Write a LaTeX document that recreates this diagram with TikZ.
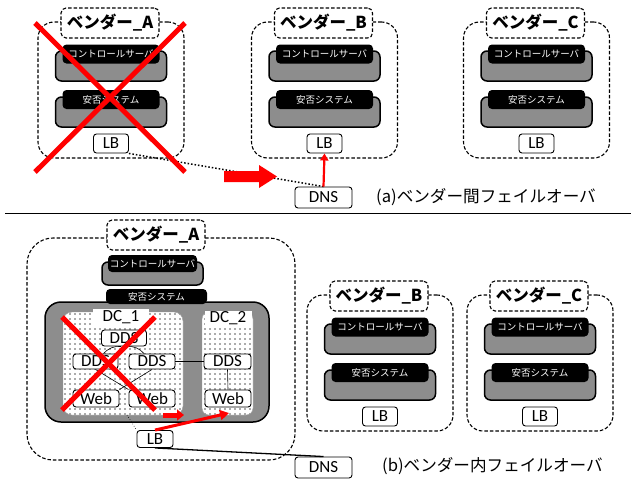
\documentclass[tikz,border=0pt]{standalone}
\usepackage{fontspec}
\setmainfont{Carlito}
\newfontfamily\jp{Noto Sans CJK JP}
\usetikzlibrary{patterns.meta,arrows.meta}
\tikzset{
 vbox/.style={draw, dash pattern=on 3.5pt off 2pt, line width=1.1pt, rounded corners=16pt, inner sep=0pt},
 vlabel/.style={draw, dash pattern=on 3.5pt off 2pt, line width=1.1pt, rounded corners=5pt, fill=white, inner sep=0pt, font=\jp\bfseries\fontsize{16.5}{16.5}\selectfont},
 gblock/.style={draw, line width=1.5pt, rounded corners=6pt, inner sep=0pt, preaction={fill=black!55}, pattern={Dots[radius=0.6pt,distance=2pt]}, pattern color=black!10},
 bbar/.style={fill=black, rounded corners=4pt, inner sep=0pt, text=white, font=\jp\fontsize{9.5}{10}\selectfont},
 sbox/.style={draw, line width=0.9pt, rounded corners=3pt, fill=white, inner sep=0pt, font=\fontsize{17}{17}\selectfont},
 dcarea/.style={draw=black!40, line width=0.4pt, rounded corners=9pt, inner sep=0pt, preaction={fill=white}, pattern={Dots[radius=0.9pt,distance=5pt]}, pattern color=black!65},
 dclabel/.style={fill=white, inner sep=0pt, font=\fontsize{17}{17}\selectfont},
 redx/.style={red, line width=5pt},
 caption/.style={anchor=west, inner sep=0pt, font=\jp\fontsize{16.6}{16.6}\selectfont},
 link/.style={line width=0.6pt}
}
\newcommand\smallvendor[4]{%
 \node[vbox, minimum width=146pt, minimum height=136pt] (#1box) at (#2,#3+68) {};
 \node[vlabel, minimum width=98pt, minimum height=30pt] (#1lab) at (#2-1,#3+1) {ベンダー\_#4};
 \node[gblock, minimum width=111pt, minimum height=30pt] (#1cs) at (#2,#3+44) {};
 \node[bbar, minimum width=97pt, minimum height=19pt] (#1csl) at (#2,#3+32) {コントロールサーバ};
 \node[gblock, minimum width=111pt, minimum height=30pt] (#1an) at (#2,#3+90) {};
 \node[bbar, minimum width=97pt, minimum height=19pt] (#1anl) at (#2,#3+77.5) {安否システム};
 \node[sbox, minimum width=35pt, minimum height=19pt] (#1lb) at (#2,#3+121.5) {LB};
}
\begin{document}
\begin{tikzpicture}[x=1pt,y=-1pt]
\useasboundingbox (0,0) rectangle (636,479);
% ---------- (a) ----------
\smallvendor{ta}{111}{22}{A}
\smallvendor{tb}{324.5}{22}{B}
\smallvendor{tc}{536.5}{22}{C}
\node[sbox, minimum width=57pt, minimum height=21pt] (tdns) at (323.5,197.5) {DNS};
\draw[line width=1.5pt, dotted] (talb.south east) -- (tdns.north);
\fill[red] (224,171) -- (259,171) -- (259,165) -- (277,176.5) -- (259,188) -- (259,182) -- (224,182) -- cycle;
\draw[red, line width=2.2pt, -{Triangle[length=7pt,width=8pt]}] (tdns.north) -- (tblb.south);
\draw[redx] (35,23) -- (185,172);
\draw[redx] (185,23) -- (35,172);
\node[caption] (capa) at (376,197) {(a)ベンダー間フェイルオーバ};
\coordinate (sepl) at (5,213);
\coordinate (sepr) at (631,213);
\draw[line width=0.8pt] (sepl) -- (sepr);
% ---------- (b) ----------
\node[vbox, rounded corners=26pt, minimum width=268pt, minimum height=222pt] (babox) at (161,349) {};
\node[vlabel, minimum width=98pt, minimum height=30pt] (balab) at (156,235) {ベンダー\_A};
\node[gblock, minimum width=101pt, minimum height=23pt] (bacs) at (152.5,273.5) {};
\node[bbar, minimum width=89pt, minimum height=17pt] (bacsl) at (152.5,263.5) {コントロールサーバ};
\node[gblock, rounded corners=16pt, minimum width=224pt, minimum height=120pt] (baan) at (157,362) {};
\node[bbar, minimum width=101pt, minimum height=15pt] (baanl) at (156.5,296.5) {安否システム};
\node[dcarea, minimum width=120pt, minimum height=103pt] (dc1) at (123,363.5) {};
\node[dcarea, rounded corners=7pt, minimum width=51pt, minimum height=103pt] (dc2) at (227.5,363.5) {};
\node[dclabel, minimum width=56pt, minimum height=16pt] (dc1l) at (121,317) {DC\_1};
\node[dclabel, minimum width=47pt, minimum height=14pt] (dc2l) at (228,318) {DC\_2};
\node[sbox, minimum width=45pt, minimum height=16pt] (ddst) at (124,338) {DDS};
\node[sbox, minimum width=45pt, minimum height=15pt] (ddsl) at (95.5,361.5) {DDS};
\node[sbox, minimum width=46pt, minimum height=15pt] (ddsr) at (152,361.5) {DDS};
\node[sbox, minimum width=46pt, minimum height=17pt] (webl) at (96,398.5) {Web};
\node[sbox, minimum width=46pt, minimum height=17pt] (webr) at (152,398.5) {Web};
\node[sbox, minimum width=47pt, minimum height=15pt] (dds2) at (227.5,361.5) {DDS};
\node[sbox, minimum width=46pt, minimum height=17pt] (web2) at (228,398.5) {Web};
\draw[link] (ddst.250) to[bend right=25] (ddsl.45);
\draw[link] (ddst.290) to[bend left=25] (ddsr.135);
\draw[link] (ddsl.south) -- (webr.north west);
\draw[link] (ddsr.south) -- (webl.north east);
\draw[link] (ddsr.east) -- (dds2.west);
\draw[link] (dds2.south) -- (web2.north);
\draw[redx] (62,317) -- (155,410);
\draw[redx] (155,317) -- (62,410);
\node[sbox, minimum width=36pt, minimum height=17pt] (blb) at (155,439) {LB};
\node[sbox, minimum width=57pt, minimum height=21pt] (bdns) at (323.5,467.5) {DNS};
\coordinate (dc1b) at (127,415);
\coordinate (redtip) at (229,413);
\coordinate (sa) at (163,415);
\coordinate (sb) at (184,415);
\draw[line width=0.6pt, dotted] (dc1b) -- (blb.north west);
\draw[red, line width=5pt, -{Triangle[length=7pt,width=11pt]}] (sa) -- (sb);
\draw[red, line width=3pt, -{Triangle[length=9pt,width=10pt]}] (blb.north) -- (redtip);
\draw[line width=1.3pt] (blb.south) -- (bdns.north);
\smallvendor{bb}{380}{295}{B}
\smallvendor{bc}{540}{295}{C}
\node[caption] (capb) at (382,466) {(b)ベンダー内フェイルオーバ};
\end{tikzpicture}
\end{document}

GOAL OF THE EXERCISE
Omit the pictures and give the material again, exactly and in full.

PROBLEM SOLUTION
Write a LaTeX document that recreates this diagram with TikZ.
\documentclass[tikz,border=0pt]{standalone}
\usepackage{fontspec}
\setmainfont{Carlito}
\newfontfamily\jp{Noto Sans CJK JP}
\usetikzlibrary{patterns.meta,arrows.meta}
\tikzset{
 vbox/.style={draw, dash pattern=on 3.5pt off 2pt, line width=1.1pt, rounded corners=16pt, inner sep=0pt},
 vlabel/.style={draw, dash pattern=on 3.5pt off 2pt, line width=1.1pt, rounded corners=5pt, fill=white, inner sep=0pt, font=\jp\bfseries\fontsize{16.5}{16.5}\selectfont},
 gblock/.style={draw, line width=1.5pt, rounded corners=6pt, inner sep=0pt, preaction={fill=black!55}, pattern={Dots[radius=0.6pt,distance=2pt]}, pattern color=black!10},
 bbar/.style={fill=black, rounded corners=4pt, inner sep=0pt, text=white, font=\jp\fontsize{9.5}{10}\selectfont},
 sbox/.style={draw, line width=0.9pt, rounded corners=3pt, fill=white, inner sep=0pt, font=\fontsize{17}{17}\selectfont},
 dcarea/.style={draw=black!40, line width=0.4pt, rounded corners=9pt, inner sep=0pt, preaction={fill=white}, pattern={Dots[radius=0.9pt,distance=5pt]}, pattern color=black!65},
 dclabel/.style={fill=white, inner sep=0pt, font=\fontsize{17}{17}\selectfont},
 redx/.style={red, line width=5pt},
 caption/.style={anchor=west, inner sep=0pt, font=\jp\fontsize{16.6}{16.6}\selectfont},
 link/.style={line width=0.6pt}
}
\newcommand\smallvendor[4]{%
 \node[vbox, minimum width=146pt, minimum height=136pt] (#1box) at (#2,#3+68) {};
 \node[vlabel, minimum width=98pt, minimum height=30pt] (#1lab) at (#2-1,#3+1) {ベンダー\_#4};
 \node[gblock, minimum width=111pt, minimum height=30pt] (#1cs) at (#2,#3+44) {};
 \node[bbar, minimum width=97pt, minimum height=19pt] (#1csl) at (#2,#3+32) {コントロールサーバ};
 \node[gblock, minimum width=111pt, minimum height=30pt] (#1an) at (#2,#3+90) {};
 \node[bbar, minimum width=97pt, minimum height=19pt] (#1anl) at (#2,#3+77.5) {安否システム};
 \node[sbox, minimum width=35pt, minimum height=19pt] (#1lb) at (#2,#3+121.5) {LB};
}
\begin{document}
\begin{tikzpicture}[x=1pt,y=-1pt]
\useasboundingbox (0,0) rectangle (636,479);
% ---------- (a) ----------
\smallvendor{ta}{111}{22}{A}
\smallvendor{tb}{324.5}{22}{B}
\smallvendor{tc}{536.5}{22}{C}
\node[sbox, minimum width=57pt, minimum height=21pt] (tdns) at (323.5,197.5) {DNS};
\draw[line width=1.5pt, dotted] (talb.south east) -- (tdns.north);
\fill[red] (224,171) -- (259,171) -- (259,165) -- (277,176.5) -- (259,188) -- (259,182) -- (224,182) -- cycle;
\draw[red, line width=2.2pt, -{Triangle[length=7pt,width=8pt]}] (tdns.north) -- (tblb.south);
\draw[redx] (35,23) -- (185,172);
\draw[redx] (185,23) -- (35,172);
\node[caption] (capa) at (376,197) {(a)ベンダー間フェイルオーバ};
\coordinate (sepl) at (5,213);
\coordinate (sepr) at (631,213);
\draw[line width=0.8pt] (sepl) -- (sepr);
% ---------- (b) ----------
\node[vbox, rounded corners=26pt, minimum width=268pt, minimum height=222pt] (babox) at (161,349) {};
\node[vlabel, minimum width=98pt, minimum height=30pt] (balab) at (156,235) {ベンダー\_A};
\node[gblock, minimum width=101pt, minimum height=23pt] (bacs) at (152.5,273.5) {};
\node[bbar, minimum width=89pt, minimum height=17pt] (bacsl) at (152.5,263.5) {コントロールサーバ};
\node[gblock, rounded corners=16pt, minimum width=224pt, minimum height=120pt] (baan) at (157,362) {};
\node[bbar, minimum width=101pt, minimum height=15pt] (baanl) at (156.5,296.5) {安否システム};
\node[dcarea, minimum width=120pt, minimum height=103pt] (dc1) at (123,363.5) {};
\node[dcarea, rounded corners=7pt, minimum width=51pt, minimum height=103pt] (dc2) at (227.5,363.5) {};
\node[dclabel, minimum width=56pt, minimum height=16pt] (dc1l) at (121,317) {DC\_1};
\node[dclabel, minimum width=47pt, minimum height=14pt] (dc2l) at (228,318) {DC\_2};
\node[sbox, minimum width=45pt, minimum height=16pt] (ddst) at (124,338) {DDS};
\node[sbox, minimum width=45pt, minimum height=15pt] (ddsl) at (95.5,361.5) {DDS};
\node[sbox, minimum width=46pt, minimum height=15pt] (ddsr) at (152,361.5) {DDS};
\node[sbox, minimum width=46pt, minimum height=17pt] (webl) at (96,398.5) {Web};
\node[sbox, minimum width=46pt, minimum height=17pt] (webr) at (152,398.5) {Web};
\node[sbox, minimum width=47pt, minimum height=15pt] (dds2) at (227.5,361.5) {DDS};
\node[sbox, minimum width=46pt, minimum height=17pt] (web2) at (228,398.5) {Web};
\draw[link] (ddst.250) to[bend right=25] (ddsl.45);
\draw[link] (ddst.290) to[bend left=25] (ddsr.135);
\draw[link] (ddsl.south) -- (webr.north west);
\draw[link] (ddsr.south) -- (webl.north east);
\draw[link] (ddsr.east) -- (dds2.west);
\draw[link] (dds2.south) -- (web2.north);
\draw[redx] (62,317) -- (155,410);
\draw[redx] (155,317) -- (62,410);
\node[sbox, minimum width=36pt, minimum height=17pt] (blb) at (155,439) {LB};
\node[sbox, minimum width=57pt, minimum height=21pt] (bdns) at (323.5,467.5) {DNS};
\coordinate (dc1b) at (127,415);
\coordinate (redtip) at (229,413);
\coordinate (sa) at (163,415);
\coordinate (sb) at (184,415);
\draw[line width=0.6pt, dotted] (dc1b) -- (blb.north west);
\draw[red, line width=5pt, -{Triangle[length=7pt,width=11pt]}] (sa) -- (sb);
\draw[red, line width=3pt, -{Triangle[length=9pt,width=10pt]}] (blb.north) -- (redtip);
\draw[line width=1.3pt] (blb.south) -- (bdns.north);
\smallvendor{bb}{380}{295}{B}
\smallvendor{bc}{540}{295}{C}
\node[caption] (capb) at (382,466) {(b)ベンダー内フェイルオーバ};
\end{tikzpicture}
\end{document}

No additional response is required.